For the sake of the rest of the question, I'm interested in the porous medium equation
$$S\frac{\partial\phi}{\partial t} = \nabla\cdot K\phi\,\nabla\phi$$
where $S$ and $K$ are spatially-variable coefficients and $\phi$ (the hydraulic head) is the field to be solved for. This is a parabolic PDE, but it's degenerate since the "diffusivity" $K\phi$ of the medium can go to zero whenever $\phi \to 0$. As a consequence, the $\phi = 0$ contour propagates with finite speed in contrast to the usual infinite propagation speed of disturbances for non-degenerate parabolic PDE.
There are well-posedness results for the porous medium equation and convergent discretization schemes that don't regularize away the degeneracy. So in practice the weirdness of a diffusion coefficient going to zero can be overcome.
Now suppose we want to estimate the hydraulic conductivity $K$ from observational data. In order to do that, we'll probably use the adjoint method. The adjoint of the linearization of the PDE is
$$S\frac{\partial\psi}{\partial t} = -\nabla\cdot K\phi\,\nabla\psi + K\nabla\phi\cdot\nabla\psi + \ldots$$
where the ellipses denote some source terms that don't particularly matter. This is solved for the adjoint state $\psi$ backwards on some interval $[0, T]$ with a final condition imposed on $\psi|_{t = T}$. The adjoint linearization is an advection-diffusion equation, again with a diffusion coefficient ($K\phi$) that can and probably does go to zero somewhere.
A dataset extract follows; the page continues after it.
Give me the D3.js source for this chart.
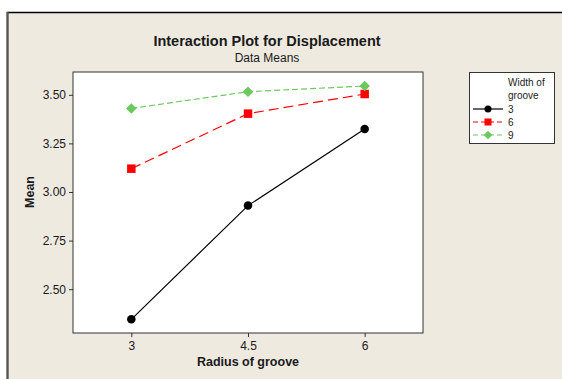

Does the degeneracy of the adjoint equation pose a problem in practice? I've seen papers on overcoming the degeneracy of the forward problem, but I haven't seen anyone discuss the impact (if any) on the inverse problem. I'd add that degenerate problems show up in more fields than just hydrology -- you get similar equations for ice flow, surface water runoff, algae growth in ocean columns, and wildfire spread.